* _Written instruction_
Write out the data below in full, unchanged, minus the images.

--------------------------------

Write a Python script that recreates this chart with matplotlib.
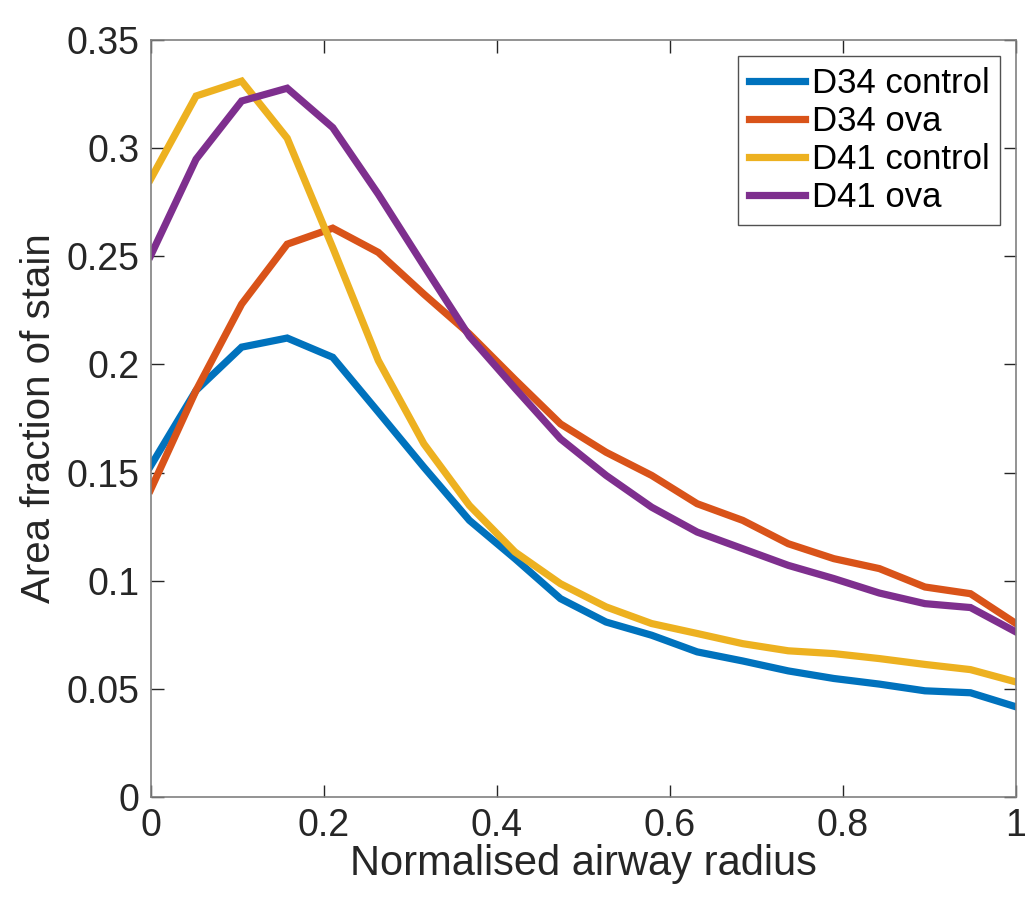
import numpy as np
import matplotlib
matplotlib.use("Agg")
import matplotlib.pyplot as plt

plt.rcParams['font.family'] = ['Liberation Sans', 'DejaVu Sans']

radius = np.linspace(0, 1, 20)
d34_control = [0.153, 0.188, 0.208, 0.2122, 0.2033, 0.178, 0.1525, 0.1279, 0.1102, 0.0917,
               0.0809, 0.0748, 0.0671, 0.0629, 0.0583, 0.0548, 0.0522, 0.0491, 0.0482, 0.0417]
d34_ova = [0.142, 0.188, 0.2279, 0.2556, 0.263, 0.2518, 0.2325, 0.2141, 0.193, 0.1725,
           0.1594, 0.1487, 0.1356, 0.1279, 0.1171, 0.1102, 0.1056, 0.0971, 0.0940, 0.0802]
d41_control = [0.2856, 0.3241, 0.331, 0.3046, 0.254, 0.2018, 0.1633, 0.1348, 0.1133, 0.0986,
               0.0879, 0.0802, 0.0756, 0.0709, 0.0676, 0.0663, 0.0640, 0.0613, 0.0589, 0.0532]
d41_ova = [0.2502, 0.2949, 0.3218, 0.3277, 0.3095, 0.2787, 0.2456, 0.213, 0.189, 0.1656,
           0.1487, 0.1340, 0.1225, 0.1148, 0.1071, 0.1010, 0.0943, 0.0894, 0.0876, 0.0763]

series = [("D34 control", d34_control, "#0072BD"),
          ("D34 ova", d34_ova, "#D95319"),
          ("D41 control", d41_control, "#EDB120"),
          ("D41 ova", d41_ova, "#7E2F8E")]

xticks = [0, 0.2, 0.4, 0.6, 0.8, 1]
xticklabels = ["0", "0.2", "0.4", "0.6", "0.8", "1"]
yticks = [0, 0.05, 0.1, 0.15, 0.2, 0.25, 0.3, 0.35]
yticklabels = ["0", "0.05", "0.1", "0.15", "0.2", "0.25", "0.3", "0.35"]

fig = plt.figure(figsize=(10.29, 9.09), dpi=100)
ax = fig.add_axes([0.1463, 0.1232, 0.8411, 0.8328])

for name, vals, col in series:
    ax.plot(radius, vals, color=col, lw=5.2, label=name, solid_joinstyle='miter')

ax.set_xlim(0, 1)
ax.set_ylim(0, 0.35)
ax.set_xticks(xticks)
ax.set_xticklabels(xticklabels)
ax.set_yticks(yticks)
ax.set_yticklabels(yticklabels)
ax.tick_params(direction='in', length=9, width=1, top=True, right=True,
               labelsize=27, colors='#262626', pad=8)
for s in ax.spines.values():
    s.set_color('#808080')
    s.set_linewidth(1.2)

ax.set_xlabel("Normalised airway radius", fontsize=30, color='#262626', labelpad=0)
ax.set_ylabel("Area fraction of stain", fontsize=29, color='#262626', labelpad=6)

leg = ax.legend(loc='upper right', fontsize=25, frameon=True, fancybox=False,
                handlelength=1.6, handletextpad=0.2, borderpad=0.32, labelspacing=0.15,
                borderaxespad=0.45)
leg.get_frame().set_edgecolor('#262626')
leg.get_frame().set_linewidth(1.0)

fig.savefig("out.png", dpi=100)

--------------------------------

* _Solution for this task_
Write a Python script that recreates this chart with matplotlib.
import numpy as np
import matplotlib
matplotlib.use("Agg")
import matplotlib.pyplot as plt

plt.rcParams['font.family'] = ['Liberation Sans', 'DejaVu Sans']

radius = np.linspace(0, 1, 20)
d34_control = [0.153, 0.188, 0.208, 0.2122, 0.2033, 0.178, 0.1525, 0.1279, 0.1102, 0.0917,
               0.0809, 0.0748, 0.0671, 0.0629, 0.0583, 0.0548, 0.0522, 0.0491, 0.0482, 0.0417]
d34_ova = [0.142, 0.188, 0.2279, 0.2556, 0.263, 0.2518, 0.2325, 0.2141, 0.193, 0.1725,
           0.1594, 0.1487, 0.1356, 0.1279, 0.1171, 0.1102, 0.1056, 0.0971, 0.0940, 0.0802]
d41_control = [0.2856, 0.3241, 0.331, 0.3046, 0.254, 0.2018, 0.1633, 0.1348, 0.1133, 0.0986,
               0.0879, 0.0802, 0.0756, 0.0709, 0.0676, 0.0663, 0.0640, 0.0613, 0.0589, 0.0532]
d41_ova = [0.2502, 0.2949, 0.3218, 0.3277, 0.3095, 0.2787, 0.2456, 0.213, 0.189, 0.1656,
           0.1487, 0.1340, 0.1225, 0.1148, 0.1071, 0.1010, 0.0943, 0.0894, 0.0876, 0.0763]

series = [("D34 control", d34_control, "#0072BD"),
          ("D34 ova", d34_ova, "#D95319"),
          ("D41 control", d41_control, "#EDB120"),
          ("D41 ova", d41_ova, "#7E2F8E")]

xticks = [0, 0.2, 0.4, 0.6, 0.8, 1]
xticklabels = ["0", "0.2", "0.4", "0.6", "0.8", "1"]
yticks = [0, 0.05, 0.1, 0.15, 0.2, 0.25, 0.3, 0.35]
yticklabels = ["0", "0.05", "0.1", "0.15", "0.2", "0.25", "0.3", "0.35"]

fig = plt.figure(figsize=(10.29, 9.09), dpi=100)
ax = fig.add_axes([0.1463, 0.1232, 0.8411, 0.8328])

for name, vals, col in series:
    ax.plot(radius, vals, color=col, lw=5.2, label=name, solid_joinstyle='miter')

ax.set_xlim(0, 1)
ax.set_ylim(0, 0.35)
ax.set_xticks(xticks)
ax.set_xticklabels(xticklabels)
ax.set_yticks(yticks)
ax.set_yticklabels(yticklabels)
ax.tick_params(direction='in', length=9, width=1, top=True, right=True,
               labelsize=27, colors='#262626', pad=8)
for s in ax.spines.values():
    s.set_color('#808080')
    s.set_linewidth(1.2)

ax.set_xlabel("Normalised airway radius", fontsize=30, color='#262626', labelpad=0)
ax.set_ylabel("Area fraction of stain", fontsize=29, color='#262626', labelpad=6)

leg = ax.legend(loc='upper right', fontsize=25, frameon=True, fancybox=False,
                handlelength=1.6, handletextpad=0.2, borderpad=0.32, labelspacing=0.15,
                borderaxespad=0.45)
leg.get_frame().set_edgecolor('#262626')
leg.get_frame().set_linewidth(1.0)

fig.savefig("out.png", dpi=100)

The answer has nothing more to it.